Images are not part of the copy; transcribe all the data exactly.

• Supplied information
────────
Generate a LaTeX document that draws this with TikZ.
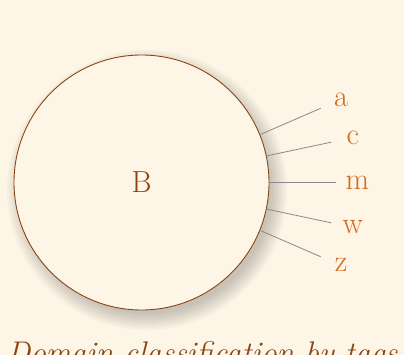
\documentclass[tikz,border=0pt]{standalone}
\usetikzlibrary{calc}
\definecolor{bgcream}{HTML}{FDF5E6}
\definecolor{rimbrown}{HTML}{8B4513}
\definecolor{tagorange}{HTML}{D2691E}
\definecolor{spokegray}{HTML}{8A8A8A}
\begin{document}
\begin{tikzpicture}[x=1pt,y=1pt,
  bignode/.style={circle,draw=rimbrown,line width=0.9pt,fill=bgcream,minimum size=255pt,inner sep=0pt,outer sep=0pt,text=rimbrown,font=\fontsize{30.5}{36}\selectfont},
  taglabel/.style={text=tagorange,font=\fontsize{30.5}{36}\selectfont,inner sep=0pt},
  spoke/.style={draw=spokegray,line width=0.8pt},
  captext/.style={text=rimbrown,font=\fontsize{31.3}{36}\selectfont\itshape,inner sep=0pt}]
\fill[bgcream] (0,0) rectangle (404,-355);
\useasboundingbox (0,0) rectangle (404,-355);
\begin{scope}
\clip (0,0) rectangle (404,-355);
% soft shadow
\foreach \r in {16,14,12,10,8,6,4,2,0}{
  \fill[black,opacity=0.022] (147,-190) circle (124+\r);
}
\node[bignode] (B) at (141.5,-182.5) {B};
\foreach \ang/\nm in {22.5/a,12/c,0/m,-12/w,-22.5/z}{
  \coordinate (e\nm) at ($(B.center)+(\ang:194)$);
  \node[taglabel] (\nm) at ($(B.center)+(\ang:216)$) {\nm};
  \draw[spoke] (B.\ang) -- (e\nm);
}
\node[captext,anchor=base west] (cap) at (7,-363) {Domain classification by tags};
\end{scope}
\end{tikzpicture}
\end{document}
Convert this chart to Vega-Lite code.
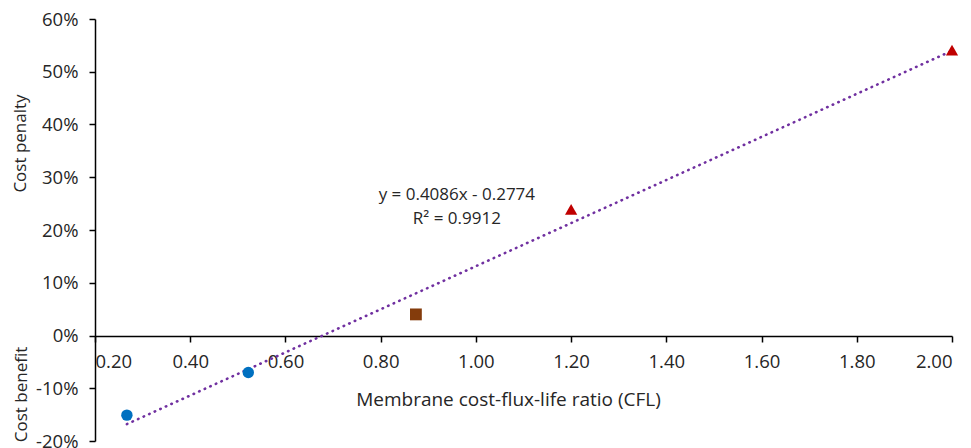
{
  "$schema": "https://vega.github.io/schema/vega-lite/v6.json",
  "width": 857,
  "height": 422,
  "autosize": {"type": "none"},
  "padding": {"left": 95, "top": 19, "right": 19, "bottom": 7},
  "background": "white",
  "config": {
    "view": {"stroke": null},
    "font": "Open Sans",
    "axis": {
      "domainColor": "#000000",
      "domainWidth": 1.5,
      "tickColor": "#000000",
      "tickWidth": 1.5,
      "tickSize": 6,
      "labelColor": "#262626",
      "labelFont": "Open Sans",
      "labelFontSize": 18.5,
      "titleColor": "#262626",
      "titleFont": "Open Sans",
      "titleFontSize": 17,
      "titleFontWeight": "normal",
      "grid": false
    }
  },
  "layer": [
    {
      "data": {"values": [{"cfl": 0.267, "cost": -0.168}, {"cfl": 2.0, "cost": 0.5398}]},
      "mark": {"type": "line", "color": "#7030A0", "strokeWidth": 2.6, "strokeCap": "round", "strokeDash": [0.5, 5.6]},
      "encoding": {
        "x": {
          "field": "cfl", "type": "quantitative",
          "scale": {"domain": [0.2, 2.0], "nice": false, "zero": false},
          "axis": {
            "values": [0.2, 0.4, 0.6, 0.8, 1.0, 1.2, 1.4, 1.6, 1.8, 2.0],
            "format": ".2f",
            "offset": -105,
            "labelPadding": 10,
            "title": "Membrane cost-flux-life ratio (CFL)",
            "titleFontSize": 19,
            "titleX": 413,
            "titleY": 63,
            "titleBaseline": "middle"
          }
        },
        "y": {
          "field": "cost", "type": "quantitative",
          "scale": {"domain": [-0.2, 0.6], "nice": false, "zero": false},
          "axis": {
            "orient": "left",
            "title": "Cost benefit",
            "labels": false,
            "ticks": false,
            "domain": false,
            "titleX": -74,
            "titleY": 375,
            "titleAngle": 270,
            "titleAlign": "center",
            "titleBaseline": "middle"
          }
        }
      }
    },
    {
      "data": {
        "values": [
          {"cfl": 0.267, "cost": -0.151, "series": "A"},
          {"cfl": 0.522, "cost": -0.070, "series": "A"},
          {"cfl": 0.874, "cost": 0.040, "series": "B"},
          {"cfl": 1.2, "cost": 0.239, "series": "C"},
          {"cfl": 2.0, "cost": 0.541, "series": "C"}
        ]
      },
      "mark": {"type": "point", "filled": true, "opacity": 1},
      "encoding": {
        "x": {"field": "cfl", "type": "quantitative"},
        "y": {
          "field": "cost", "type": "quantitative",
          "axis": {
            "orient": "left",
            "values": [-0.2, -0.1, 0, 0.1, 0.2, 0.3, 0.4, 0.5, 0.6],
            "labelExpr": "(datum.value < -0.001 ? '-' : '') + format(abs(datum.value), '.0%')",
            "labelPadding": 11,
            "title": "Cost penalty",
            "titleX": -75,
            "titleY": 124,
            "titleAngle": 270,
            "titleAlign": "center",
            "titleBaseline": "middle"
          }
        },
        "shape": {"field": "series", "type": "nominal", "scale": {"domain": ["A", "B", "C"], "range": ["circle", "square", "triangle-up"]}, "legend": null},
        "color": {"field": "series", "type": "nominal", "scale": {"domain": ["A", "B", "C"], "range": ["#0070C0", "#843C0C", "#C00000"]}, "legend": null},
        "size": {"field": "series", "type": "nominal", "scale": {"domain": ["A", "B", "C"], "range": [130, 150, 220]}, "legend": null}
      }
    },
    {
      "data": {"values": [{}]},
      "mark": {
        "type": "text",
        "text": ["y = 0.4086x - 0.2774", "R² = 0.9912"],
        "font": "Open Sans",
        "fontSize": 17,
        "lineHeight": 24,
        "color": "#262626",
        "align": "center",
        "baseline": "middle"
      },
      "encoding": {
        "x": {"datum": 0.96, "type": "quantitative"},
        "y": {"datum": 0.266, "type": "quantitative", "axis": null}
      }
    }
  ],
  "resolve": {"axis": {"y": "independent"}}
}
────────
• Answer for this exercise
Generate a LaTeX document that draws this with TikZ.
\documentclass[tikz,border=0pt]{standalone}
\usetikzlibrary{calc}
\definecolor{bgcream}{HTML}{FDF5E6}
\definecolor{rimbrown}{HTML}{8B4513}
\definecolor{tagorange}{HTML}{D2691E}
\definecolor{spokegray}{HTML}{8A8A8A}
\begin{document}
\begin{tikzpicture}[x=1pt,y=1pt,
  bignode/.style={circle,draw=rimbrown,line width=0.9pt,fill=bgcream,minimum size=255pt,inner sep=0pt,outer sep=0pt,text=rimbrown,font=\fontsize{30.5}{36}\selectfont},
  taglabel/.style={text=tagorange,font=\fontsize{30.5}{36}\selectfont,inner sep=0pt},
  spoke/.style={draw=spokegray,line width=0.8pt},
  captext/.style={text=rimbrown,font=\fontsize{31.3}{36}\selectfont\itshape,inner sep=0pt}]
\fill[bgcream] (0,0) rectangle (404,-355);
\useasboundingbox (0,0) rectangle (404,-355);
\begin{scope}
\clip (0,0) rectangle (404,-355);
% soft shadow
\foreach \r in {16,14,12,10,8,6,4,2,0}{
  \fill[black,opacity=0.022] (147,-190) circle (124+\r);
}
\node[bignode] (B) at (141.5,-182.5) {B};
\foreach \ang/\nm in {22.5/a,12/c,0/m,-12/w,-22.5/z}{
  \coordinate (e\nm) at ($(B.center)+(\ang:194)$);
  \node[taglabel] (\nm) at ($(B.center)+(\ang:216)$) {\nm};
  \draw[spoke] (B.\ang) -- (e\nm);
}
\node[captext,anchor=base west] (cap) at (7,-363) {Domain classification by tags};
\end{scope}
\end{tikzpicture}
\end{document}
Convert this chart to Vega-Lite code.
{
  "$schema": "https://vega.github.io/schema/vega-lite/v6.json",
  "width": 857,
  "height": 422,
  "autosize": {"type": "none"},
  "padding": {"left": 95, "top": 19, "right": 19, "bottom": 7},
  "background": "white",
  "config": {
    "view": {"stroke": null},
    "font": "Open Sans",
    "axis": {
      "domainColor": "#000000",
      "domainWidth": 1.5,
      "tickColor": "#000000",
      "tickWidth": 1.5,
      "tickSize": 6,
      "labelColor": "#262626",
      "labelFont": "Open Sans",
      "labelFontSize": 18.5,
      "titleColor": "#262626",
      "titleFont": "Open Sans",
      "titleFontSize": 17,
      "titleFontWeight": "normal",
      "grid": false
    }
  },
  "layer": [
    {
      "data": {"values": [{"cfl": 0.267, "cost": -0.168}, {"cfl": 2.0, "cost": 0.5398}]},
      "mark": {"type": "line", "color": "#7030A0", "strokeWidth": 2.6, "strokeCap": "round", "strokeDash": [0.5, 5.6]},
      "encoding": {
        "x": {
          "field": "cfl", "type": "quantitative",
          "scale": {"domain": [0.2, 2.0], "nice": false, "zero": false},
          "axis": {
            "values": [0.2, 0.4, 0.6, 0.8, 1.0, 1.2, 1.4, 1.6, 1.8, 2.0],
            "format": ".2f",
            "offset": -105,
            "labelPadding": 10,
            "title": "Membrane cost-flux-life ratio (CFL)",
            "titleFontSize": 19,
            "titleX": 413,
            "titleY": 63,
            "titleBaseline": "middle"
          }
        },
        "y": {
          "field": "cost", "type": "quantitative",
          "scale": {"domain": [-0.2, 0.6], "nice": false, "zero": false},
          "axis": {
            "orient": "left",
            "title": "Cost benefit",
            "labels": false,
            "ticks": false,
            "domain": false,
            "titleX": -74,
            "titleY": 375,
            "titleAngle": 270,
            "titleAlign": "center",
            "titleBaseline": "middle"
          }
        }
      }
    },
    {
      "data": {
        "values": [
          {"cfl": 0.267, "cost": -0.151, "series": "A"},
          {"cfl": 0.522, "cost": -0.070, "series": "A"},
          {"cfl": 0.874, "cost": 0.040, "series": "B"},
          {"cfl": 1.2, "cost": 0.239, "series": "C"},
          {"cfl": 2.0, "cost": 0.541, "series": "C"}
        ]
      },
      "mark": {"type": "point", "filled": true, "opacity": 1},
      "encoding": {
        "x": {"field": "cfl", "type": "quantitative"},
        "y": {
          "field": "cost", "type": "quantitative",
          "axis": {
            "orient": "left",
            "values": [-0.2, -0.1, 0, 0.1, 0.2, 0.3, 0.4, 0.5, 0.6],
            "labelExpr": "(datum.value < -0.001 ? '-' : '') + format(abs(datum.value), '.0%')",
            "labelPadding": 11,
            "title": "Cost penalty",
            "titleX": -75,
            "titleY": 124,
            "titleAngle": 270,
            "titleAlign": "center",
            "titleBaseline": "middle"
          }
        },
        "shape": {"field": "series", "type": "nominal", "scale": {"domain": ["A", "B", "C"], "range": ["circle", "square", "triangle-up"]}, "legend": null},
        "color": {"field": "series", "type": "nominal", "scale": {"domain": ["A", "B", "C"], "range": ["#0070C0", "#843C0C", "#C00000"]}, "legend": null},
        "size": {"field": "series", "type": "nominal", "scale": {"domain": ["A", "B", "C"], "range": [130, 150, 220]}, "legend": null}
      }
    },
    {
      "data": {"values": [{}]},
      "mark": {
        "type": "text",
        "text": ["y = 0.4086x - 0.2774", "R² = 0.9912"],
        "font": "Open Sans",
        "fontSize": 17,
        "lineHeight": 24,
        "color": "#262626",
        "align": "center",
        "baseline": "middle"
      },
      "encoding": {
        "x": {"datum": 0.96, "type": "quantitative"},
        "y": {"datum": 0.266, "type": "quantitative", "axis": null}
      }
    }
  ],
  "resolve": {"axis": {"y": "independent"}}
}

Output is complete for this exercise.